La deuxième phrase est d’emblée plus enthousiaste, plus vive. Les trois punctums initiaux (Do-Mi-Sol) conduisent la mélodie assez prestement (les accents de Dei et de Génitrix sont pris au levé du rythme) vers le La et même cette fois vers le Sib entendu pour la première fois. La formule mélodique de Génitrix, constituée elle aussi d’une montée assez nette et d’une descente plus ondulée, est reprise une deuxième fois, cette reprise étant plus allante et plus intense, constituant le sommet de toute la pièce.
On peut noter la complaisance marquée du compositeur pour ce mot Génitrix qui s’étend sur trois incises au total, la dernière incise concluant admirablement cet ensemble en montant par paliers et en s’appuyant d’abord sur le Fa puis sur le Sol, avant d’aller toucher le La une dernière fois, juste avant la descente gracieuse qu’on a déjà entendue sur l’avant-dernière incise du jubilus.
Il reste la demande et elle est introduite grâce au mot intercéde qui reprend les intervalles du début du verset (comparer avec la mélodie de post partum) et assure la jonction avec la reprise du jubilus sur pro nobis. Là encore on peut noter à la fois la simplicité mélodique du verbe qui traduit la prière de demande, et tout l’à-propos de cette longue formule du jubilus sur le mot nobis.

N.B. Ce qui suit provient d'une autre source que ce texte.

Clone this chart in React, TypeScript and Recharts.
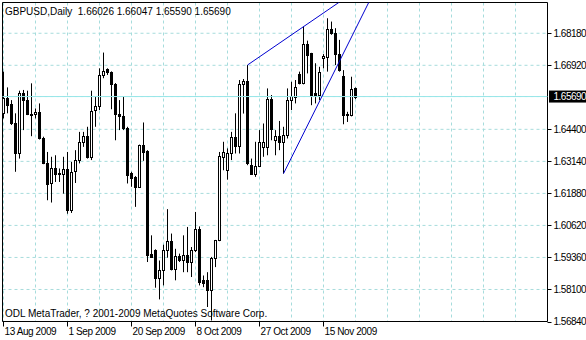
import React from 'react';
import { ComposedChart, Bar, XAxis, YAxis, CartesianGrid, ReferenceLine, ReferenceArea } from 'recharts';

// GBPUSD daily bars, 13 Aug 2009 .. 24 Nov 2009 (one bar per trading day, Sundays included)
const opens = [
  1.6503, 1.6562, 1.6539, 1.6463, 1.6347, 1.6584, 1.6555, 1.65, 1.65, 1.6507,
  1.6404, 1.6309, 1.6227, 1.6286, 1.6267, 1.6263, 1.6282, 1.6122, 1.6277, 1.6321,
  1.6391, 1.6413, 1.6332, 1.6516, 1.6532, 1.6654, 1.6677, 1.6664, 1.6619, 1.6502,
  1.6491, 1.6447, 1.627, 1.6253, 1.6214, 1.6378, 1.6354, 1.5948, 1.5966, 1.5856,
  1.5885, 1.5966, 1.6, 1.5892, 1.594, 1.5927, 1.5944, 1.5918, 1.5964, 1.6049,
  1.5846, 1.5846, 1.5809, 1.5934, 1.6003, 1.6332, 1.6279, 1.6348, 1.6411, 1.6375,
  1.6617, 1.663, 1.6299, 1.6266, 1.6296, 1.6371, 1.6371, 1.6559, 1.64, 1.6413,
  1.6391, 1.6417, 1.6555, 1.6568, 1.6656, 1.6621, 1.6776, 1.6739, 1.6581, 1.6575,
  1.672, 1.6726, 1.6834, 1.6818, 1.6736, 1.665, 1.6502, 1.6495, 1.66026,
];
const highs = [
  1.6667, 1.6605, 1.6555, 1.6503, 1.6592, 1.6595, 1.6592, 1.6621, 1.6522, 1.6542,
  1.6411, 1.6351, 1.6332, 1.6338, 1.6286, 1.6332, 1.6351, 1.6312, 1.6358, 1.643,
  1.643, 1.645, 1.6592, 1.6568, 1.668, 1.6742, 1.668, 1.6668, 1.6622, 1.6555,
  1.6568, 1.645, 1.6273, 1.6256, 1.638, 1.6467, 1.6358, 1.6023, 1.5968, 1.5924,
  1.5986, 1.6126, 1.603, 1.597, 1.5951, 1.6023, 1.6056, 1.5977, 1.6115, 1.6058,
  1.5865, 1.5878, 1.5938, 1.6005, 1.6351, 1.6391, 1.6365, 1.643, 1.6503, 1.6634,
  1.6638, 1.6693, 1.6325, 1.6391, 1.6437, 1.6463, 1.6601, 1.6575, 1.6437, 1.6473,
  1.645, 1.6601, 1.6627, 1.6634, 1.6667, 1.6844, 1.6789, 1.6741, 1.67, 1.6686,
  1.6736, 1.6877, 1.6864, 1.6838, 1.6792, 1.6673, 1.6509, 1.6647, 1.66047,
];
const lows = [
  1.6483, 1.6503, 1.6457, 1.6273, 1.6325, 1.6437, 1.6496, 1.6413, 1.6483, 1.64,
  1.6303, 1.6161, 1.6152, 1.6233, 1.6233, 1.6187, 1.6108, 1.6111, 1.6229, 1.6306,
  1.6371, 1.6325, 1.6319, 1.645, 1.6516, 1.6641, 1.6654, 1.6519, 1.6397, 1.6437,
  1.6437, 1.6227, 1.6214, 1.6135, 1.6212, 1.6316, 1.5918, 1.5935, 1.5817, 1.5771,
  1.5826, 1.5935, 1.5885, 1.5846, 1.5918, 1.5878, 1.5878, 1.5859, 1.5957, 1.5826,
  1.5819, 1.5741, 1.5688, 1.5898, 1.6, 1.6279, 1.6242, 1.6319, 1.6345, 1.6345,
  1.6502, 1.6299, 1.6263, 1.6253, 1.6292, 1.6332, 1.6338, 1.6397, 1.6338, 1.6358,
  1.6266, 1.6404, 1.6516, 1.6542, 1.6617, 1.6617, 1.666, 1.6535, 1.6542, 1.6555,
  1.668, 1.6667, 1.6812, 1.6693, 1.6667, 1.646, 1.6469, 1.6491, 1.6559,
];
const closes = [
  1.6562, 1.6535, 1.6463, 1.6347, 1.6584, 1.6555, 1.65, 1.6498, 1.6509, 1.6404,
  1.6306, 1.6223, 1.6286, 1.6266, 1.6265, 1.6282, 1.6122, 1.6273, 1.6321, 1.6391,
  1.6413, 1.6332, 1.6512, 1.6532, 1.6654, 1.667, 1.6664, 1.6619, 1.6502, 1.6491,
  1.6445, 1.6259, 1.6247, 1.6214, 1.6378, 1.6352, 1.5944, 1.5938, 1.5856, 1.5885,
  1.5966, 1.6, 1.5892, 1.594, 1.5927, 1.5944, 1.5918, 1.5964, 1.6049, 1.5839,
  1.5835, 1.5809, 1.5934, 1.6003, 1.6336, 1.6351, 1.6348, 1.6411, 1.6375, 1.6617,
  1.663, 1.6306, 1.6266, 1.6296, 1.6391, 1.6391, 1.6559, 1.6443, 1.6413, 1.6391,
  1.6417, 1.6555, 1.6571, 1.6605, 1.6621, 1.6776, 1.6733, 1.6575, 1.6575, 1.6667,
  1.6729, 1.6834, 1.6818, 1.6736, 1.6673, 1.6495, 1.6495, 1.66, 1.6569,
];

const dateTickBars = [0, 16, 32, 48, 64, 80];
const dateTickLabels = ['13 Aug 2009', '1 Sep 2009', '20 Sep 2009', '8 Oct 2009', '27 Oct 2009', '15 Nov 2009'];
const gridBars = [0, 8, 16, 24, 32, 40, 48, 56, 64, 72, 80, 88, 96, 104, 112, 120, 128];
const priceTicks = [1.5684, 1.581, 1.5936, 1.6062, 1.6188, 1.6314, 1.644, 1.6569, 1.6692, 1.6818];
const lastPrice = 1.6569;
const headerText = 'GBPUSD,Daily  1.66026 1.66047 1.65590 1.65690';
const footerText = 'ODL MetaTrader, ? 2001-2009 MetaQuotes Software Corp.';

// hand-drawn trendlines (bar index, price)
const upperTrend = [{ x: 61, y: 1.6693 }, { x: 84, y: 1.6941 }];
const lowerTrend = [{ x: 70, y: 1.6266 }, { x: 92, y: 1.6961 }];

const data = opens.map((open, i) => ({ bar: i, open, high: highs[i], low: lows[i], close: closes[i] }));

const FONT = '"Liberation Sans", Arial, sans-serif';

const Candle = (props: any) => {
  const { x, y, width, height, payload } = props;
  const { open, close, high, low } = payload;
  const yHigh = Math.min(y, y + height);
  const yLow = Math.max(y, y + height);
  const cx = Math.floor(x + width / 2) + 0.5;
  const py = (v: number) => yHigh + ((high - v) / (high - low)) * (yLow - yHigh);
  const top = Math.round(py(Math.max(open, close)));
  const bot = Math.round(py(Math.min(open, close)));
  const up = close >= open;
  return (
    <g>
      <line x1={cx} x2={cx} y1={yHigh} y2={yLow} stroke="#000" strokeWidth={1} />
      {bot - top < 1 ? (
        <line x1={cx - 1.5} x2={cx + 1.5} y1={top + 0.5} y2={top + 0.5} stroke="#000" strokeWidth={1} />
      ) : (
        <rect x={cx - 1} y={top + 0.5} width={2} height={bot - top} fill={up ? '#fff' : '#000'} stroke="#000" strokeWidth={1} />
      )}
    </g>
  );
};

const DateTick = ({ x, y, payload }: any) => {
  const idx = dateTickBars.indexOf(payload.value);
  if (idx < 0) return <g />;
  return (
    <g>
      <line x1={x} x2={x} y1={y} y2={y + 5} stroke="#000" />
      <text x={x + 1} y={y + 13.5} fontSize={10} fontFamily={FONT} letterSpacing={-0.4} fill="#000" textAnchor="start">
        {dateTickLabels[idx]}
      </text>
    </g>
  );
};

const PriceTick = ({ x, y, payload }: any) => {
  const v = payload.value;
  if (v === lastPrice) {
    return (
      <g>
        <rect x={x + 1.5} y={y - 6} width={40} height={12} fill="#000" />
        <text x={x + 6} y={y + 3.5} fontSize={10} fontFamily={FONT} letterSpacing={-0.5} fill="#fff">
          {v.toFixed(5)}
        </text>
      </g>
    );
  }
  return (
    <g>
      <line x1={x} x2={x + 4} y1={Math.round(y) + 0.5} y2={Math.round(y) + 0.5} stroke="#000" />
      <text x={x + 6} y={y + 3.5} fontSize={10} fontFamily={FONT} letterSpacing={-0.5} fill="#000">
        {v.toFixed(5)}
      </text>
    </g>
  );
};

export default function App() {
  return (
    <div style={{ position: 'relative', width: 586, height: 340, background: '#fff', fontFamily: FONT }}>
      <style>{'body{margin:0}'}</style>
      <ComposedChart width={586} height={340} data={data} margin={{ top: 2.5, right: 0, bottom: 0, left: 2.5 }}>
        <CartesianGrid stroke="#a6dcdc" strokeDasharray="3 3" />
        <XAxis
          dataKey="bar"
          type="number"
          domain={[-0.25, 136]}
          allowDataOverflow
          ticks={gridBars}
          interval={0}
          tickSize={0}
          tickMargin={0}
          height={18.5}
          axisLine={false}
          tick={<DateTick />}
        />
        <YAxis
          type="number"
          orientation="right"
          domain={[1.5684, 1.6939]}
          allowDataOverflow
          ticks={priceTicks}
          interval={0}
          tickSize={0}
          tickMargin={0}
          width={38.5}
          axisLine={false}
          tick={<PriceTick />}
        />
        <ReferenceLine y={lastPrice} stroke="#98e6e8" strokeWidth={1} />
        <Bar
          dataKey={(d: any) => [d.low, d.high]}
          barSize={3}
          isAnimationActive={false}
          shape={(p: any) => <Candle {...p} />}
        />
        <ReferenceLine segment={upperTrend} stroke="#0000d0" strokeWidth={1} ifOverflow="hidden" />
        <ReferenceLine segment={lowerTrend} stroke="#0000d0" strokeWidth={1} ifOverflow="hidden" />
        <ReferenceArea x1={-0.25} x2={136} y1={1.5684} y2={1.6939} fill="none" stroke="#000" strokeWidth={1} ifOverflow="visible" />
      </ComposedChart>
      <div style={{ position: 'absolute', left: 5, top: 6.5, fontSize: 10, lineHeight: '10px', whiteSpace: 'pre', color: '#000' }}>
        {headerText}
      </div>
      <div style={{ position: 'absolute', left: 5, top: 308.5, fontSize: 10, lineHeight: '10px', whiteSpace: 'pre', color: '#000' }}>
        {footerText}
      </div>
    </div>
  );
}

Nous demandons à Marie d’intercéder pour nous, avec les accents mêmes de notre louange envers Dieu (alléluia) ; nous lui demandons de prier pour nous après avoir pris le temps de la louer elle-même dans son double privilège de vierge et de Mère de Dieu. Avec de tels accents, nous sommes assurés d’être entendus de son Cœur tout pur et maternel.